■ Recorded information ■

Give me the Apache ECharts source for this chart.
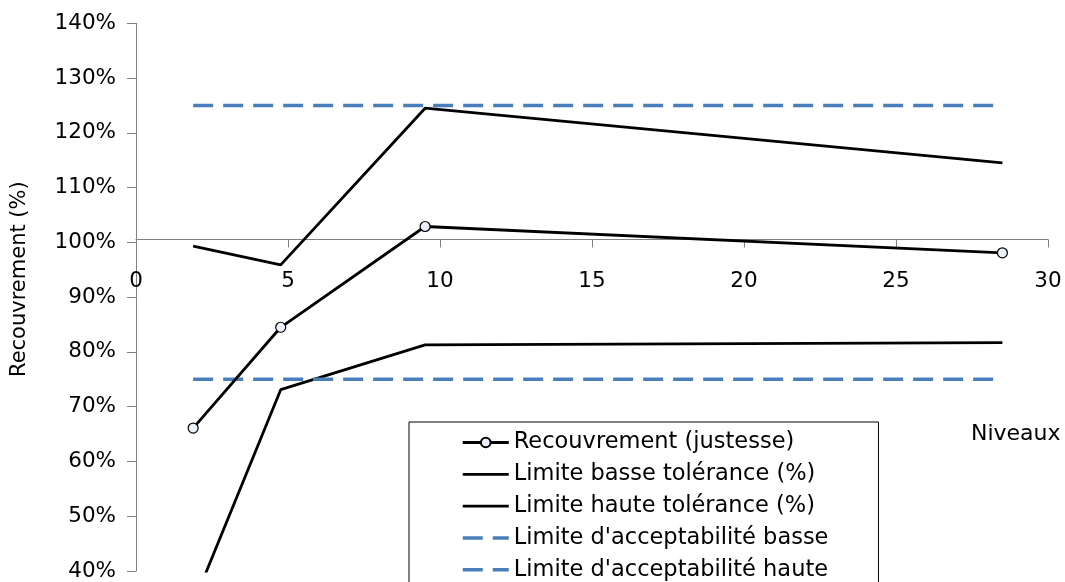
<!DOCTYPE html>
<html>
<head>
<meta charset="utf-8">
<script src="https://cdn.jsdelivr.net/npm/echarts@6/dist/echarts.min.js"></script>
<style>
  html, body { margin: 0; padding: 0; background: #fff; }
  #chart { width: 1065px; height: 582px; }
</style>
</head>
<body>
<div id="chart"></div>
<script>
// niveaux (x) and the series
const niveaux = [1.88, 4.76, 9.51, 28.5];
const recouvrement = [0.661, 0.845, 1.029, 0.981];
const limBasseTol = [0.34, 0.731, 0.813, 0.817];
const limHauteTol = [0.993, 0.959, 1.245, 1.145];
const accBasse = [0.75, 0.75, 0.75, 0.75];
const accHaute = [1.25, 1.25, 1.25, 1.25];

const names = [
  'Recouvrement (justesse)',
  'Limite basse tolérance (%)',
  'Limite haute tolérance (%)',
  "Limite d'acceptabilité basse",
  "Limite d'acceptabilité haute",
];

const FONT = 'DejaVu Sans';
const AXIS = '#808080';
const BLUE = '#4a7ebb';
const DASH = [20, 10];

const Y_MIN = 0.4, Y_MAX = 1.4, Y_CROSS = 1.0;
const GRID_TOP = 23.3, GRID_BOTTOM = 6.2;
const gridH = 582 - GRID_TOP - GRID_BOTTOM;

const pairs = (ys) => niveaux.map((x, i) => [x, ys[i]]);

const chart = echarts.init(document.getElementById('chart'));

const plain = (name, ys, color, dashed) => ({
  name,
  type: 'line',
  data: pairs(ys),
  symbol: 'none',
  lineStyle: dashed
    ? { color, width: 3.5, type: DASH }
    : { color, width: 2.8 },
  itemStyle: { color },
  silent: true,
});

// legend entries: hide the default symbol for the plain lines
const noDot = { opacity: 0 };
const solid = { width: 2.8 };
const dashed = { type: DASH, width: 3.5 };
const legendData = [
  { name: names[0], lineStyle: solid },
  { name: names[1], itemStyle: noDot, lineStyle: solid },
  { name: names[2], itemStyle: noDot, lineStyle: solid },
  { name: names[3], itemStyle: noDot, lineStyle: dashed },
  { name: names[4], itemStyle: noDot, lineStyle: dashed },
];

chart.setOption({
  animation: false,
  textStyle: { fontFamily: FONT, color: '#000' },
  grid: { left: 136, right: 17, top: GRID_TOP, bottom: GRID_BOTTOM },
  xAxis: {
    type: 'value',
    min: 0,
    max: 30,
    interval: 5,
    // axis crosses the y axis at 100%
    offset: -(Y_CROSS - Y_MIN) / (Y_MAX - Y_MIN) * gridH,
    axisLine: { show: true, onZero: false, lineStyle: { color: AXIS, width: 1 } },
    axisTick: { show: true, length: 8, lineStyle: { color: AXIS } },
    axisLabel: { color: '#000', fontSize: 21.5, fontFamily: FONT, margin: 31 },
    splitLine: { show: false },
  },
  yAxis: {
    type: 'value',
    min: Y_MIN,
    max: Y_MAX,
    interval: 0.1,
    name: 'Recouvrement (%)',
    nameLocation: 'middle',
    nameGap: 106,
    nameTextStyle: { fontSize: 21, color: '#000', fontFamily: FONT, padding: [0, 0, 0, 36] },
    axisLine: { show: true, lineStyle: { color: AXIS, width: 1 } },
    axisTick: { show: true, length: 9, lineStyle: { color: AXIS } },
    axisLabel: {
      color: '#000',
      fontSize: 21.5,
      fontFamily: FONT,
      margin: 20,
      formatter: (v) => Math.round(v * 100) + '%',
    },
    splitLine: { show: false },
  },
  legend: {
    orient: 'vertical',
    left: 409,
    top: 422,
    height: 220,
    padding: [9, 50, 40, 52],
    itemWidth: 46,
    itemHeight: 12,
    itemGap: 8.8,
    backgroundColor: '#fff',
    borderColor: '#000',
    borderWidth: 1,
    textStyle: { fontSize: 22.5, lineHeight: 22, fontFamily: FONT, color: '#000' },
    data: legendData,
  },
  graphic: [
    {
      type: 'text',
      left: 971,
      top: 423,
      style: { text: 'Niveaux', font: '22px "DejaVu Sans"', fill: '#000' },
    },
  ],
  series: [
    plain(names[1], limBasseTol, '#000', false),
    plain(names[2], limHauteTol, '#000', false),
    plain(names[3], accBasse, BLUE, true),
    plain(names[4], accHaute, BLUE, true),
    {
      name: names[0],
      type: 'line',
      data: pairs(recouvrement),
      symbol: 'circle',
      symbolSize: 10,
      lineStyle: { color: '#000', width: 2.8 },
      itemStyle: { color: '#eaf1fa', borderColor: '#000', borderWidth: 1.2 },
      z: 3,
    },
  ],
});
</script>
</body>
</html>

■ What you should do ■
Only the lines from the top of the data through the line with "const chart = echarts.init(document.getElementById('chart'));" should be quoted, exactly and with both ends kept; skip the pictures.

■ Result for this task ■
Give me the Apache ECharts source for this chart.
<!DOCTYPE html>
<html>
<head>
<meta charset="utf-8">
<script src="https://cdn.jsdelivr.net/npm/echarts@6/dist/echarts.min.js"></script>
<style>
  html, body { margin: 0; padding: 0; background: #fff; }
  #chart { width: 1065px; height: 582px; }
</style>
</head>
<body>
<div id="chart"></div>
<script>
// niveaux (x) and the series
const niveaux = [1.88, 4.76, 9.51, 28.5];
const recouvrement = [0.661, 0.845, 1.029, 0.981];
const limBasseTol = [0.34, 0.731, 0.813, 0.817];
const limHauteTol = [0.993, 0.959, 1.245, 1.145];
const accBasse = [0.75, 0.75, 0.75, 0.75];
const accHaute = [1.25, 1.25, 1.25, 1.25];

const names = [
  'Recouvrement (justesse)',
  'Limite basse tolérance (%)',
  'Limite haute tolérance (%)',
  "Limite d'acceptabilité basse",
  "Limite d'acceptabilité haute",
];

const FONT = 'DejaVu Sans';
const AXIS = '#808080';
const BLUE = '#4a7ebb';
const DASH = [20, 10];

const Y_MIN = 0.4, Y_MAX = 1.4, Y_CROSS = 1.0;
const GRID_TOP = 23.3, GRID_BOTTOM = 6.2;
const gridH = 582 - GRID_TOP - GRID_BOTTOM;

const pairs = (ys) => niveaux.map((x, i) => [x, ys[i]]);

const chart = echarts.init(document.getElementById('chart'));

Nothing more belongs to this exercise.